Code that draws figures
--*--
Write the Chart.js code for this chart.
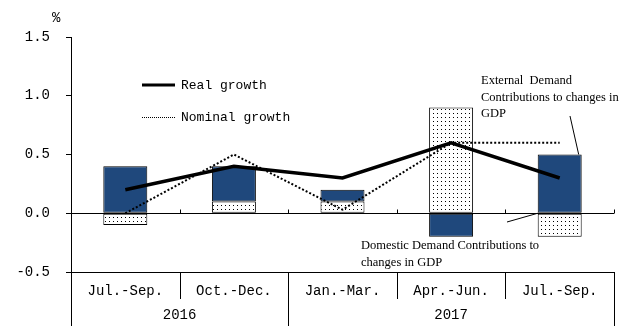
<!DOCTYPE html>
<html>
<head>
<meta charset="utf-8">
<script src="https://cdn.jsdelivr.net/npm/chart.js@4.4.1/dist/chart.umd.min.js"></script>
<style>
  html, body { margin: 0; padding: 0; background: #fff; }
  #wrap { width: 640px; height: 333px; }
</style>
</head>
<body>
<div id="wrap"><canvas id="gdpChart"></canvas></div>
<script>
// quarterly contributions to GDP change, %
const quarters = ['Jul.-Sep.', 'Oct.-Dec.', 'Jan.-Mar.', 'Apr.-Jun.', 'Jul.-Sep.'];
const years = ['2016', '2016', '2017', '2017', '2017'];
const domesticDemand = [-0.1, 0.1, 0.1, 0.9, -0.2];
const externalDemand = [0.4, 0.3, 0.1, -0.2, 0.5];
const realGrowth = [0.2, 0.4, 0.3, 0.6, 0.3];
const nominalGrowth = [0.0, 0.5, 0.03, 0.6, 0.6];
const yTicks = [-0.5, 0.0, 0.5, 1.0, 1.5];

const MONO = '"Liberation Mono", "DejaVu Sans Mono", monospace';
const SERIF = '"Liberation Serif", "DejaVu Serif", serif';
const NAVY = 'rgb(31, 72, 124)';

// white fill with a fine grid of dots
function dotPattern() {
  const c = document.createElement('canvas');
  c.width = 4; c.height = 4;
  const g = c.getContext('2d');
  g.fillStyle = '#fff';
  g.fillRect(0, 0, 4, 4);
  g.fillStyle = '#000';
  g.fillRect(1, 1, 1, 1);
  return g.createPattern(c, 'repeat');
}

function line(ctx, x1, y1, x2, y2) {
  ctx.beginPath();
  ctx.moveTo(x1, y1);
  ctx.lineTo(x2, y2);
  ctx.stroke();
}

const decorations = {
  id: 'decorations',
  beforeDatasetsDraw(chart) {
    const { ctx, chartArea } = chart;
    const y0 = Math.round(chart.scales.y.getPixelForValue(0)) + 0.5;
    const step = (chartArea.right - chartArea.left) / quarters.length;
    ctx.save();
    ctx.strokeStyle = '#000';
    ctx.lineWidth = 1;
    // small upward ticks on the zero line at each quarter boundary
    for (let i = 1; i <= quarters.length; i++) {
      const px = Math.round(chartArea.left + i * step) + 0.5;
      line(ctx, px, y0, px, y0 - 4);
    }
    ctx.restore();
  },
  afterDraw(chart) {
    const { ctx, chartArea } = chart;
    const { left, right, bottom } = chartArea;
    const n = quarters.length;
    const step = (right - left) / n;
    ctx.save();
    ctx.strokeStyle = '#000';
    ctx.fillStyle = '#000';
    ctx.lineWidth = 1;

    // quarter and year separators below the axis
    for (let i = 0; i <= n; i++) {
      const px = Math.round(left + i * step) + 0.5;
      const yearEdge = i === 0 || i === n || years[i] !== years[i - 1];
      line(ctx, px, bottom, px, bottom + (yearEdge ? 54 : 27));
    }

    // year labels centred under their quarters
    ctx.font = '14px ' + MONO;
    ctx.textAlign = 'center';
    ctx.textBaseline = 'middle';
    let start = 0;
    for (let i = 1; i <= n; i++) {
      if (i === n || years[i] !== years[start]) {
        const cx = left + (start + i) / 2 * step;
        ctx.fillText(years[start], cx, bottom + 43);
        start = i;
      }
    }

    // unit label
    ctx.textAlign = 'left';
    ctx.fillText('%', 52, 18);

    // legend
    const ds = chart.data.datasets;
    ctx.font = '13px ' + MONO;
    ctx.lineWidth = 3;
    line(ctx, 142, 85, 175, 85);
    ctx.fillText(ds[2].label, 181, 86);
    ctx.lineWidth = 1;
    ctx.setLineDash([1, 1]);
    line(ctx, 142, 117.5, 175, 117.5);
    ctx.setLineDash([]);
    ctx.fillText(ds[3].label, 181, 118);

    // callouts
    const y = chart.scales.y;
    const extBar = chart.getDatasetMeta(1).data[4];
    const domBar = chart.getDatasetMeta(0).data[4];
    ctx.font = '12.5px ' + SERIF;
    ctx.textBaseline = 'middle';
    ctx.fillText('External  Demand', 481, 81);
    ctx.fillText('Contributions to changes in', 481, 98);
    ctx.fillText('GDP', 481, 114);
    line(ctx, 570, 116, extBar.x + extBar.width / 2 - 3, y.getPixelForValue(externalDemand[4]));

    ctx.fillText('Domestic Demand Contributions to', 361, 246);
    ctx.fillText('changes in GDP', 361, 263);
    line(ctx, 507, 222, domBar.x - domBar.width / 2, y.getPixelForValue(0));
    ctx.restore();
  }
};

const dots = dotPattern();

new Chart(document.getElementById('gdpChart'), {
  data: {
    labels: quarters,
    datasets: [
      {
        type: 'bar',
        label: 'Domestic Demand Contributions to changes in GDP',
        data: domesticDemand,
        backgroundColor: dots,
        borderColor: '#000',
        borderWidth: 1,
        borderSkipped: false,
        stack: 'gdp',
        order: 2
      },
      {
        type: 'bar',
        label: 'External Demand Contributions to changes in GDP',
        data: externalDemand,
        backgroundColor: NAVY,
        borderColor: '#000',
        borderWidth: 1,
        borderSkipped: false,
        stack: 'gdp',
        order: 2
      },
      {
        type: 'line',
        label: 'Real growth',
        data: realGrowth,
        borderColor: '#000',
        borderWidth: 3.5,
        pointRadius: 0,
        tension: 0,
        stack: 'real',
        order: 0
      },
      {
        type: 'line',
        label: 'Nominal growth',
        data: nominalGrowth,
        borderColor: '#000',
        borderWidth: 2,
        borderDash: [2, 2],
        pointRadius: 0,
        tension: 0,
        stack: 'nominal',
        order: 1
      }
    ]
  },
  options: {
    responsive: true,
    maintainAspectRatio: false,
    animation: false,
    devicePixelRatio: 1,
    layout: { padding: { left: 0, right: 26, top: 37, bottom: 0 } },
    datasets: {
      bar: { barPercentage: 0.405, categoryPercentage: 1 }
    },
    plugins: {
      legend: { display: false },
      tooltip: { enabled: false }
    },
    scales: {
      x: {
        stacked: true,
        offset: true,
        grid: { display: false, drawTicks: false },
        border: { color: '#000', width: 1 },
        ticks: {
          color: '#000',
          font: { family: MONO, size: 14 },
          padding: 11,
          maxRotation: 0,
          autoSkip: false
        },
        afterFit(scale) { scale.height = 61; }
      },
      y: {
        stacked: true,
        min: -0.5,
        max: 1.5,
        afterBuildTicks(scale) { scale.ticks = yTicks.map(v => ({ value: v })); },
        grid: {
          color: ctx => (ctx.tick && ctx.tick.value === 0 ? '#000' : 'rgba(0,0,0,0)'),
          tickColor: '#000',
          tickLength: 5,
          drawTicks: true
        },
        border: { color: '#000', width: 1 },
        ticks: {
          color: '#000',
          font: { family: MONO, size: 14 },
          padding: 16,
          callback: v => Number(v).toFixed(1)
        },
        afterFit(scale) { scale.width = 71; }
      }
    }
  },
  plugins: [decorations]
});
</script>
</body>
</html>
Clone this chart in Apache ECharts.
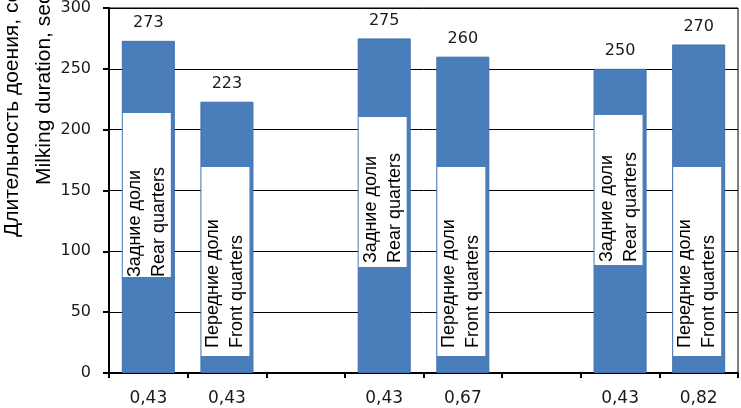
<!DOCTYPE html>
<html>
<head>
<meta charset="utf-8">
<script src="https://cdn.jsdelivr.net/npm/echarts@6/dist/echarts.min.js"></script>
<style>
  html, body { margin: 0; padding: 0; background: #fff; }
  #chart { width: 741px; height: 408px; }
</style>
</head>
<body>
<div id="chart"></div>
<script>
// 数据：分类标签（空字符串为组间空位）
const categories = ['0,43', '0,43', '', '0,43', '0,67', '', '0,43', '0,82'];
// 挤奶时长（秒）
const durations = [273, 223, null, 275, 260, null, 250, 270];
// 乳区类型
const quarterTypes = ['rear', 'front', null, 'rear', 'front', null, 'rear', 'front'];
// 乳区说明文字
const quarterTexts = {
  rear: 'Задние доли\nRear quarters',
  front: 'Передние доли\nFront quarters'
};
// 纵轴刻度
const yMin = 0;
const yMax = 300;
const yStep = 50;

// 白色文字框的样式（距底部像素、框长、内边距）
const boxStyles = [
  { distance: 96, length: 164, pad: 0 },
  { distance: 17, length: 189, pad: 8 },
  null,
  { distance: 106, length: 150, pad: 4 },
  { distance: 17, length: 189, pad: 8 },
  null,
  { distance: 108, length: 150, pad: 3 },
  { distance: 17, length: 189, pad: 8 }
];

const chart = echarts.init(document.getElementById('chart'), null, { renderer: 'canvas' });

// 文字框系列的数据，每一项带自己的标签样式
const boxData = durations.map(function (v, i) {
  const t = quarterTypes[i];
  const s = boxStyles[i];
  if (v == null || !t) return null;
  return {
    value: v,
    label: {
      show: true,
      formatter: quarterTexts[t],
      position: 'insideBottom',
      distance: s.distance,
      rotate: 90,
      align: 'left',
      verticalAlign: 'middle',
      offset: [0, -1.5], // 框略偏左，右侧露出一点蓝色
      width: s.length - s.pad,
      height: 48,
      lineHeight: 24,
      padding: [0, 0, 0, s.pad],
      backgroundColor: '#fff',
      color: '#000',
      fontFamily: 'Liberation Sans',
      fontSize: 18
    }
  };
});

const option = {
  animation: false,
  backgroundColor: '#fff',
  grid: {
    left: 109,
    right: 3,
    top: 7,
    bottom: 35,
    show: true,
    borderColor: '#000',
    borderWidth: 1
  },
  xAxis: {
    type: 'category',
    data: categories,
    axisLine: { show: true, lineStyle: { color: '#000', width: 2 } },
    axisTick: { show: true, length: 5, lineStyle: { color: '#000', width: 2 } },
    axisLabel: {
      margin: 17,
      color: '#1a1a1a',
      fontFamily: 'DejaVu Sans',
      fontSize: 17
    }
  },
  yAxis: {
    type: 'value',
    min: yMin,
    max: yMax,
    interval: yStep,
    axisLine: { show: true, lineStyle: { color: '#000', width: 2 } },
    axisTick: { show: true, length: 6, lineStyle: { color: '#000', width: 2 } },
    axisLabel: {
      margin: 18,
      color: '#1a1a1a',
      fontFamily: 'DejaVu Sans',
      fontSize: 16
    },
    splitLine: { show: true, lineStyle: { color: '#000', width: 1 } }
  },
  series: [
    {
      // 蓝色柱子 + 顶部数值
      type: 'bar',
      data: durations,
      barWidth: 53,
      barGap: '-100%',
      itemStyle: { color: '#4a7ebb', borderColor: '#3f6fae', borderWidth: 1 },
      label: {
        show: true,
        position: 'top',
        distance: 10,
        color: '#1a1a1a',
        fontFamily: 'DejaVu Sans',
        fontSize: 16
      },
      emphasis: { disabled: true }
    },
    {
      // 透明柱子，只用来承载白色文字框
      type: 'bar',
      data: boxData,
      barWidth: 53,
      barGap: '-100%',
      itemStyle: { color: 'rgba(0,0,0,0)' },
      emphasis: { disabled: true },
      z: 3
    }
  ],
  graphic: [
    {
      type: 'text',
      x: 12,
      y: 237,
      rotation: Math.PI / 2,
      style: {
        text: 'Длительность доения, сек',
        font: '21px "Liberation Sans"',
        fill: '#000',
        align: 'left',
        verticalAlign: 'middle'
      }
    },
    {
      type: 'text',
      x: 44,
      y: 185,
      rotation: Math.PI / 2,
      style: {
        text: 'Milking duration, sec',
        font: '21px "Liberation Sans"',
        fill: '#000',
        align: 'left',
        verticalAlign: 'middle'
      }
    }
  ]
};

chart.setOption(option);
</script>
</body>
</html>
--*--
Work to do
Exactly as written, please give again the lines from the beginning of the listing through the line containing "const NAVY = 'rgb(31, 72, 124)';", inclusive, without any pictures.

Solution to the exercise
Write the Chart.js code for this chart.
<!DOCTYPE html>
<html>
<head>
<meta charset="utf-8">
<script src="https://cdn.jsdelivr.net/npm/chart.js@4.4.1/dist/chart.umd.min.js"></script>
<style>
  html, body { margin: 0; padding: 0; background: #fff; }
  #wrap { width: 640px; height: 333px; }
</style>
</head>
<body>
<div id="wrap"><canvas id="gdpChart"></canvas></div>
<script>
// quarterly contributions to GDP change, %
const quarters = ['Jul.-Sep.', 'Oct.-Dec.', 'Jan.-Mar.', 'Apr.-Jun.', 'Jul.-Sep.'];
const years = ['2016', '2016', '2017', '2017', '2017'];
const domesticDemand = [-0.1, 0.1, 0.1, 0.9, -0.2];
const externalDemand = [0.4, 0.3, 0.1, -0.2, 0.5];
const realGrowth = [0.2, 0.4, 0.3, 0.6, 0.3];
const nominalGrowth = [0.0, 0.5, 0.03, 0.6, 0.6];
const yTicks = [-0.5, 0.0, 0.5, 1.0, 1.5];

const MONO = '"Liberation Mono", "DejaVu Sans Mono", monospace';
const SERIF = '"Liberation Serif", "DejaVu Serif", serif';
const NAVY = 'rgb(31, 72, 124)';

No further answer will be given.